Definitely worth your time if you want to know more Black Widow and enjoy a classic espionage story.
Back in 2010, where the character started to gain a lot of popularity, Marvel wanted to put Natasha on the spotlight and they did just that with The Name of the Rose, another miniseries where we got a great adventure written by Marjorie Liu.
Natasha has gone through a lot of obstacles throughout the years, overcoming great odds and defeating some of the most dangerous enemies of the entire Marvel Universe, but someone in this story has tried to kill her and almost succeeded, leaving her massively injured and on the brink of falling apart. Now she has to find out who was the person that wanted to kill her and why.
I think it’s fair to say at this point that the best Black Widow stories are the ones where the espionage elements are mixed with some mystery, thus making for a very interesting combination that keeps reader curious as they carry on reading. Liu does exactly that and The Name of the Rose shows some of the best moments in Natasha’s history and one of the strongest miniseries in Marvel’s recent catalog.
Daniel Acuña does a serviceable job in the art department, although his style is not a personal preference of mine; it doesn’t do it for me because I prefer someone who doesn’t rely so much on the digital side of things–I have to admit that’s a big gripe that I have with many new artists because they have become so dependent on the new digital tendencies. But I digress.
The Name of the Rose is one of the strongest Black Widow stories that you’re going to find out there and it’s worth every single penny you pay for it. Get it.
Devin Grayson is one of those writers that has been sadly forgotten by the mainstream comic book industry and that is truly a shame given that she has produced some very interesting works throughout her career, with her Nightwing run a personal favorite of mine.
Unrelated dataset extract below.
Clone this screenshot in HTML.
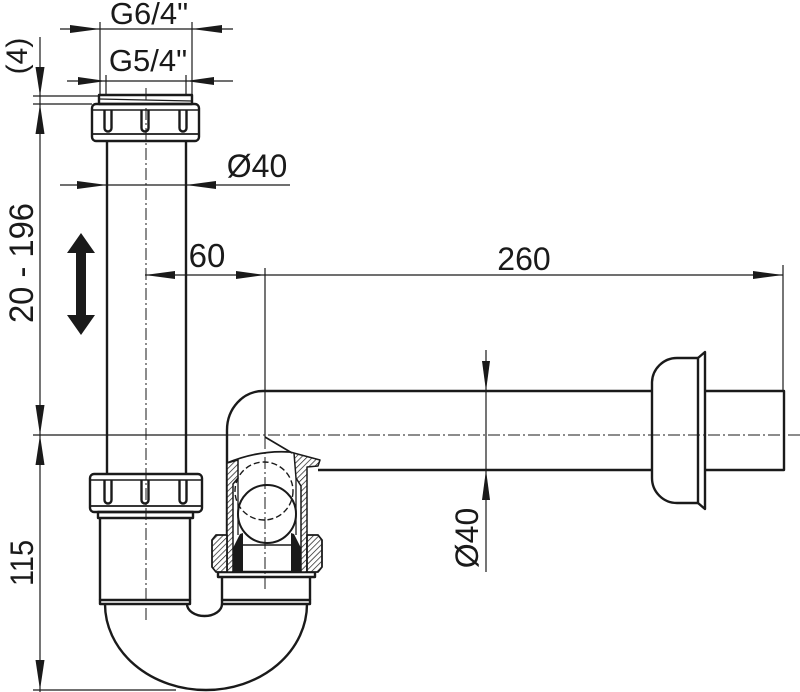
<!DOCTYPE html>
<html><head><meta charset="utf-8"><style>html,body{margin:0;padding:0;background:#fff}svg{display:block}text{font-family:"Liberation Sans",Arial,sans-serif;fill:#1a1a1a}</style></head><body>
<svg width="800" height="692" viewBox="0 0 800 692" xmlns="http://www.w3.org/2000/svg">
<defs><pattern id="h" width="4" height="4" patternUnits="userSpaceOnUse" patternTransform="rotate(45)"><rect width="4" height="4" fill="#fff"/><line x1="0" y1="0" x2="0" y2="4" stroke="#1a1a1a" stroke-width="1.4"/></pattern></defs>
<rect width="800" height="692" fill="#fff"/>
<!-- dimension lines -->
<g stroke="#1a1a1a" stroke-width="1.2" fill="none">
<line x1="60" y1="29" x2="233" y2="29"/>
<line x1="100" y1="22" x2="100" y2="95"/>
<line x1="192" y1="22" x2="192" y2="95"/>
<line x1="67" y1="81" x2="233" y2="81"/>
<line x1="106" y1="75" x2="106" y2="95"/>
<line x1="186" y1="75" x2="186" y2="95"/>
<line x1="33" y1="96" x2="100" y2="96"/>
<line x1="33" y1="104" x2="92" y2="104"/>
<line x1="40" y1="37" x2="40" y2="692"/>
<line x1="33" y1="690" x2="176" y2="690"/>
<line x1="60" y1="185" x2="290" y2="185"/>
<line x1="145" y1="275" x2="783" y2="275"/>
<line x1="265" y1="268" x2="265" y2="437"/>
<line x1="783" y1="265" x2="783" y2="391"/>
<line x1="486" y1="350" x2="486" y2="572"/>
<line x1="33" y1="435" x2="228" y2="435"/>
</g>
<!-- centerlines -->
<g stroke="#1a1a1a" stroke-width="1" stroke-dasharray="12 3 2 3" fill="none">
<line x1="146" y1="88" x2="146" y2="620"/>
<line x1="228" y1="435" x2="800" y2="435"/>
<line x1="265" y1="437" x2="265" y2="590"/>
</g>
<!-- object outlines -->
<g stroke="#1a1a1a" stroke-width="2.4" fill="none" stroke-linejoin="round">
<!-- top thread band -->
<rect x="99" y="95" width="93" height="9"/>
<line x1="99" y1="99" x2="192" y2="101" stroke-width="1.2"/>
<!-- upper nut -->
<rect x="92" y="104" width="107" height="37" rx="4"/>
<line x1="92" y1="110" x2="199" y2="110" stroke-width="1.6"/>
<line x1="92" y1="134" x2="199" y2="134" stroke-width="1.8"/>
<path d="M104.5,110 V128 A3.5,3.5 0 0 0 111.5,128 V110"/>
<path d="M141.5,110 V128 A3.5,3.5 0 0 0 148.5,128 V110"/>
<path d="M179.5,110 V128 A3.5,3.5 0 0 0 186.5,128 V110"/>
<!-- vertical pipe -->
<line x1="107" y1="141" x2="107" y2="474"/>
<line x1="186" y1="141" x2="186" y2="474"/>
<!-- lower nut -->
<rect x="90" y="474" width="112" height="38" rx="4"/>
<line x1="90" y1="480" x2="202" y2="480" stroke-width="1.6"/>
<line x1="90" y1="506" x2="202" y2="506" stroke-width="1.8"/>
<path d="M104.5,480 V500 A3.5,3.5 0 0 0 111.5,500 V480"/>
<path d="M141.5,480 V500 A3.5,3.5 0 0 0 148.5,500 V480"/>
<path d="M179.5,480 V500 A3.5,3.5 0 0 0 186.5,500 V480"/>
<rect x="98" y="512" width="95" height="6"/>
<line x1="100" y1="518" x2="100" y2="600"/>
<line x1="190" y1="518" x2="190" y2="600"/>
<rect x="100" y="600" width="90" height="4"/>
<!-- U bend -->
<path d="M105,604 A101,86 0 0 0 307,604"/>
<path d="M187,604 A17.5,12 0 0 0 222,604"/>
<rect x="222" y="600" width="88" height="4"/>
<line x1="222" y1="577" x2="222" y2="600"/>
<line x1="310" y1="577" x2="310" y2="600"/>
<rect x="218" y="572" width="97" height="5"/>
<!-- elbow + horizontal pipe -->
<path d="M227,572 V430 A36,39 0 0 1 263,391 H652"/>
<line x1="318" y1="470" x2="652" y2="470"/>
<line x1="265" y1="437" x2="292" y2="453" stroke-width="1.6"/>
<path d="M227,463 Q258,450 290,452" stroke-width="1.8"/>
<!-- hatched walls -->
<polygon points="227,463 238,460 238,478 233,484 233,572 227,572" fill="url(#h)" stroke-width="1.5"/>
<polygon points="290,452 320,460 318,466 307,467 307,572 301,572 301,486 296,478 294,453" fill="url(#h)" stroke-width="1.5"/>
<line x1="238" y1="478" x2="238" y2="535" stroke-width="1.3"/>
<line x1="296" y1="478" x2="296" y2="535" stroke-width="1.3"/>
<!-- nut pieces -->
<polygon points="212,540 216,535 227,535 227,572 216,572 212,567" fill="url(#h)" stroke-width="1.8"/>
<polygon points="307,535 318,535 322,540 322,567 318,572 307,572" fill="url(#h)" stroke-width="1.8"/>
<!-- circles -->
<circle cx="264" cy="491" r="29" stroke-width="1.4" stroke-dasharray="6 3"/>
<circle cx="267" cy="514" r="29" stroke-width="2"/>
<line x1="242" y1="545" x2="292" y2="545" stroke-width="1.6"/>
<!-- right bulb & flange -->
<path d="M698,358 H677 A25,25 0 0 0 652,383 V478 A25,25 0 0 0 677,503 H698"/>
<path d="M698,358 L705,352 V509 L698,503 Z"/>
<path d="M705,391 H784 V470 H705"/>
</g>
<!-- black gaskets -->
<g fill="#1a1a1a">
<polygon points="233,548 240,534 243,533 243,573 233,573"/>
<polygon points="301,548 294,534 291,533 291,573 301,573"/>
</g>
<!-- arrows -->
<g fill="#1a1a1a">
<polygon points="100,29 70,25 70,33"/>
<polygon points="192,29 222,25 222,33"/>
<polygon points="106,81 78,77 78,85"/>
<polygon points="186,81 214,77 214,85"/>
<polygon points="40,96 35.5,67 44.5,67"/>
<polygon points="40,104 35.5,134 44.5,134"/>
<polygon points="40,435 35.5,405 44.5,405"/>
<polygon points="40,435 35.5,465 44.5,465"/>
<polygon points="40,690 35.5,660 44.5,660"/>
<polygon points="107,185 77,181 77,189"/>
<polygon points="186,185 216,181 216,189"/>
<polygon points="145,275 175,271 175,279"/>
<polygon points="265,275 236,271 236,279"/>
<polygon points="783,275 753,271 753,279"/>
<polygon points="486,391 482,361 490,361"/>
<polygon points="486,470 482,500 490,500"/>
<polygon points="81,233 95,253 86,253 86,315 95,315 81,335 67,315 76,315 76,253 67,253"/>
</g>
<!-- texts -->
<text x="149" y="24" font-size="31" text-anchor="middle">G6/4"</text>
<text x="148" y="71" font-size="31" text-anchor="middle">G5/4"</text>
<text x="257" y="177" font-size="32" text-anchor="middle">Ø40</text>
<text x="207" y="267" font-size="33" text-anchor="middle">60</text>
<text x="524" y="270" font-size="32" text-anchor="middle">260</text>
<text transform="translate(27,56) rotate(-90)" font-size="30" text-anchor="middle">(4)</text>
<text transform="translate(33,263) rotate(-90)" font-size="34" text-anchor="middle" textLength="120" lengthAdjust="spacingAndGlyphs">20 - 196</text>
<text transform="translate(33,563) rotate(-90)" font-size="32" text-anchor="middle" textLength="46" lengthAdjust="spacingAndGlyphs">115</text>
<text transform="translate(478,538) rotate(-90)" font-size="32" text-anchor="middle">Ø40</text>
</svg>
</body></html>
But it was with Black Widow where she really came into her own and delivered the best story in the character’s long existence, 1999’s The Itsy-Bitsy Spider.
Here we are introduced to Yelena Belova, a young Russian who has gone through the ranks as an assassin and wants to claim the mantle of the Black Widow. Both women are pitted against one another in a battle to determine who is superior and who deserves the mantle.
One of my favorite aspects about this story is that it shows how far Natasha has gone since her early days serving Soviet Communists and how much of a difference there is compared to the young, almost naïve Yelena. It’s a true testament to the character’s development throughout the years and also an interesting analysis of what it means to be the Black Widow.
J.G. Jones is the artist in this story and I have to say that I’m a sucker of his work. Art in comics during the late 90s was certainly a poor period in terms of quality with too much emphasis on the cartoonish side of things, but Jones here has managed to pull off some really interesting stuff and it fits quite well with the mood that Grayson has set up.
You can’t go wrong with The Itsy-Bitsy Spider, if I’m perfectly honest with you. This was a time where Marvel was starting to rebuild itself after a long period of inconsistency in the 90s and this miniseries is definitely one of the highlights of that particular period.
This is one book that won’t get you dissapointed to get to know the Black Widow before the movie.
Overall, Black Widow is a very interesting and yet underrated character in the comics, with a lot of different stories that explore a side of the Marvel Universe that perhaps doesn’t get as much attention as it deserves. Regardless, all these stories are a great starting point to get to know who the Black Widow really is, and you should check them out.
As always… keep reading good comics!